# Written instruction
Output all the entries word for word. Omit the pictures.
** Start Data extract **
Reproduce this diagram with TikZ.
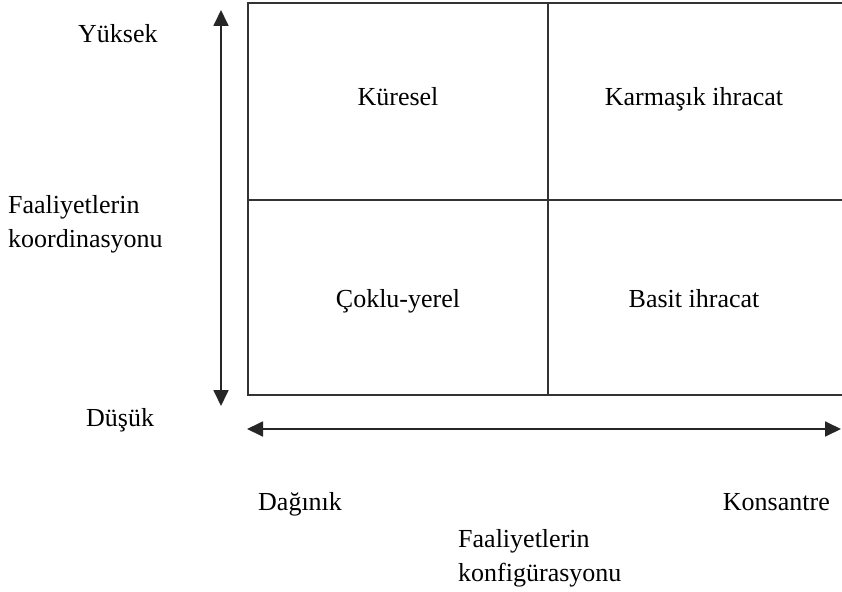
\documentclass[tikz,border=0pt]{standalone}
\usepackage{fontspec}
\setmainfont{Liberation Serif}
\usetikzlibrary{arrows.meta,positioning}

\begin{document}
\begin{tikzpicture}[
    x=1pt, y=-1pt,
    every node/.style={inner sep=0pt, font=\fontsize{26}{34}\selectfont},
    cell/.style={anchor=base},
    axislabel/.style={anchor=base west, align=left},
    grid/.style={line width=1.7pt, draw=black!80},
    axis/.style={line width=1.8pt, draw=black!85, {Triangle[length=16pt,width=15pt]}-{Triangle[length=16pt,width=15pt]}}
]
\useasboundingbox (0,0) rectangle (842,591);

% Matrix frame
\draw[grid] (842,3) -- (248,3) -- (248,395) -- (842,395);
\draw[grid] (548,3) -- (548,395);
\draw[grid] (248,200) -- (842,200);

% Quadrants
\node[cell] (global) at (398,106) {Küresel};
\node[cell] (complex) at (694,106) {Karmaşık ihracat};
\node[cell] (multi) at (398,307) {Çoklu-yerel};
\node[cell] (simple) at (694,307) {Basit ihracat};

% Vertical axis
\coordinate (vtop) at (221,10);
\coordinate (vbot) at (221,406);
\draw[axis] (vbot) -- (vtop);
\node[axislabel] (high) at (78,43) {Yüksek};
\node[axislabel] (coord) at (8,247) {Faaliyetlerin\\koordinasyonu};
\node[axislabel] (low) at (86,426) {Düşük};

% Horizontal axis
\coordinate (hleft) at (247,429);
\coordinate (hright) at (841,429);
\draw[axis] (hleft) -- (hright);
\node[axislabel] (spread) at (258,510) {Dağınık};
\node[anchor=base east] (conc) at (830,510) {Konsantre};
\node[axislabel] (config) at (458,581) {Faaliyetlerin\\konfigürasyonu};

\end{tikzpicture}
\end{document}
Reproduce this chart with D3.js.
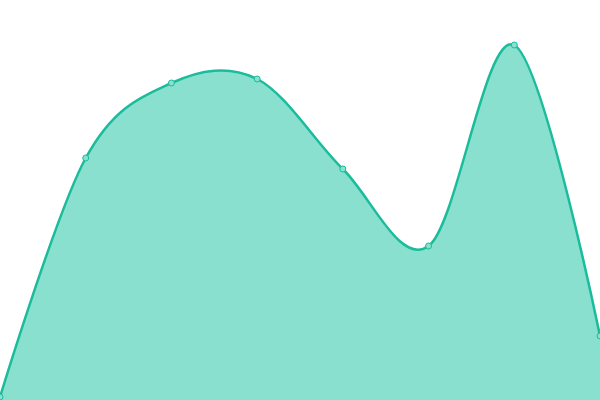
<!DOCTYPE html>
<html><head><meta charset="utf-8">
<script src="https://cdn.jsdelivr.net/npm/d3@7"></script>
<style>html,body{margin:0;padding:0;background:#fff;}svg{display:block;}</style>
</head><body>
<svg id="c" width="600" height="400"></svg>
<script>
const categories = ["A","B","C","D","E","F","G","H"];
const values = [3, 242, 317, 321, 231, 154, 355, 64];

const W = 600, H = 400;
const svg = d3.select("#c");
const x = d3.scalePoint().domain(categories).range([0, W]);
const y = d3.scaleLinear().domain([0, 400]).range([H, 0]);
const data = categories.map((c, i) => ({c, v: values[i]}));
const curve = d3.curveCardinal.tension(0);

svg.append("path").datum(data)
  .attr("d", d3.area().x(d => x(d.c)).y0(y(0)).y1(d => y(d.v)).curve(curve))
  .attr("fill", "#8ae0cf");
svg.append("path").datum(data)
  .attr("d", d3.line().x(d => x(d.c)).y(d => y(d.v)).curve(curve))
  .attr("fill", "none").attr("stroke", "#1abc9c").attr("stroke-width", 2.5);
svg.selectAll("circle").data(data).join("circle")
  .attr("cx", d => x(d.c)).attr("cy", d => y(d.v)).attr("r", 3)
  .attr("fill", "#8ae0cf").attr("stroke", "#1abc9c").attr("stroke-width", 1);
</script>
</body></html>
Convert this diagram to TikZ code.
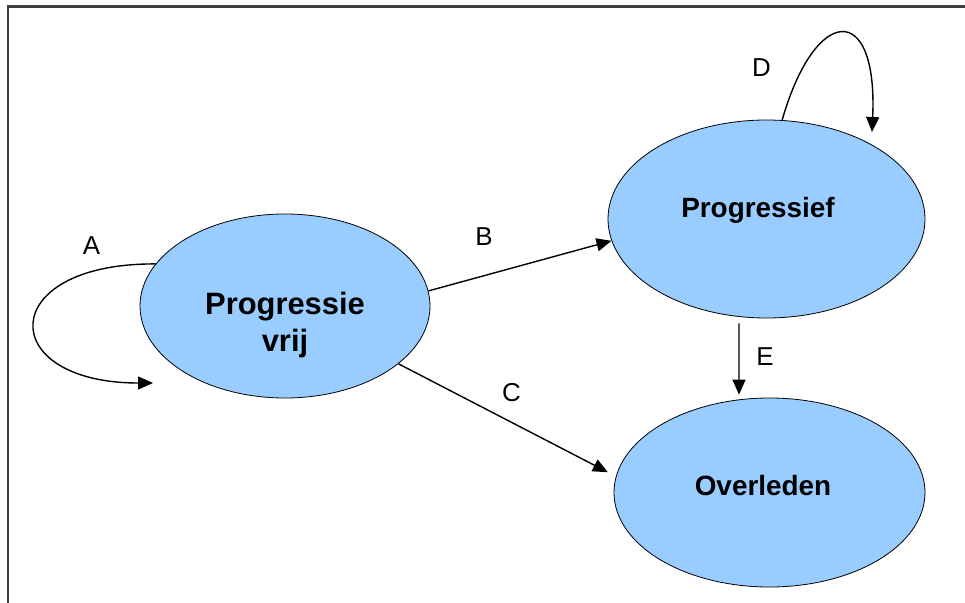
** End Data extract **
# Answer in full
Reproduce this diagram with TikZ.
\documentclass[tikz,border=0pt]{standalone}
\usepackage{fontspec}
\setmainfont{Liberation Serif}
\usetikzlibrary{arrows.meta,positioning}

\begin{document}
\begin{tikzpicture}[
    x=1pt, y=-1pt,
    every node/.style={inner sep=0pt, font=\fontsize{26}{34}\selectfont},
    cell/.style={anchor=base},
    axislabel/.style={anchor=base west, align=left},
    grid/.style={line width=1.7pt, draw=black!80},
    axis/.style={line width=1.8pt, draw=black!85, {Triangle[length=16pt,width=15pt]}-{Triangle[length=16pt,width=15pt]}}
]
\useasboundingbox (0,0) rectangle (842,591);

% Matrix frame
\draw[grid] (842,3) -- (248,3) -- (248,395) -- (842,395);
\draw[grid] (548,3) -- (548,395);
\draw[grid] (248,200) -- (842,200);

% Quadrants
\node[cell] (global) at (398,106) {Küresel};
\node[cell] (complex) at (694,106) {Karmaşık ihracat};
\node[cell] (multi) at (398,307) {Çoklu-yerel};
\node[cell] (simple) at (694,307) {Basit ihracat};

% Vertical axis
\coordinate (vtop) at (221,10);
\coordinate (vbot) at (221,406);
\draw[axis] (vbot) -- (vtop);
\node[axislabel] (high) at (78,43) {Yüksek};
\node[axislabel] (coord) at (8,247) {Faaliyetlerin\\koordinasyonu};
\node[axislabel] (low) at (86,426) {Düşük};

% Horizontal axis
\coordinate (hleft) at (247,429);
\coordinate (hright) at (841,429);
\draw[axis] (hleft) -- (hright);
\node[axislabel] (spread) at (258,510) {Dağınık};
\node[anchor=base east] (conc) at (830,510) {Konsantre};
\node[axislabel] (config) at (458,581) {Faaliyetlerin\\konfigürasyonu};

\end{tikzpicture}
\end{document}
Reproduce this chart with D3.js.
<!DOCTYPE html>
<html><head><meta charset="utf-8">
<script src="https://cdn.jsdelivr.net/npm/d3@7"></script>
<style>html,body{margin:0;padding:0;background:#fff;}svg{display:block;}</style>
</head><body>
<svg id="c" width="600" height="400"></svg>
<script>
const categories = ["A","B","C","D","E","F","G","H"];
const values = [3, 242, 317, 321, 231, 154, 355, 64];

const W = 600, H = 400;
const svg = d3.select("#c");
const x = d3.scalePoint().domain(categories).range([0, W]);
const y = d3.scaleLinear().domain([0, 400]).range([H, 0]);
const data = categories.map((c, i) => ({c, v: values[i]}));
const curve = d3.curveCardinal.tension(0);

svg.append("path").datum(data)
  .attr("d", d3.area().x(d => x(d.c)).y0(y(0)).y1(d => y(d.v)).curve(curve))
  .attr("fill", "#8ae0cf");
svg.append("path").datum(data)
  .attr("d", d3.line().x(d => x(d.c)).y(d => y(d.v)).curve(curve))
  .attr("fill", "none").attr("stroke", "#1abc9c").attr("stroke-width", 2.5);
svg.selectAll("circle").data(data).join("circle")
  .attr("cx", d => x(d.c)).attr("cy", d => y(d.v)).attr("r", 3)
  .attr("fill", "#8ae0cf").attr("stroke", "#1abc9c").attr("stroke-width", 1);
</script>
</body></html>
Convert this diagram to TikZ code.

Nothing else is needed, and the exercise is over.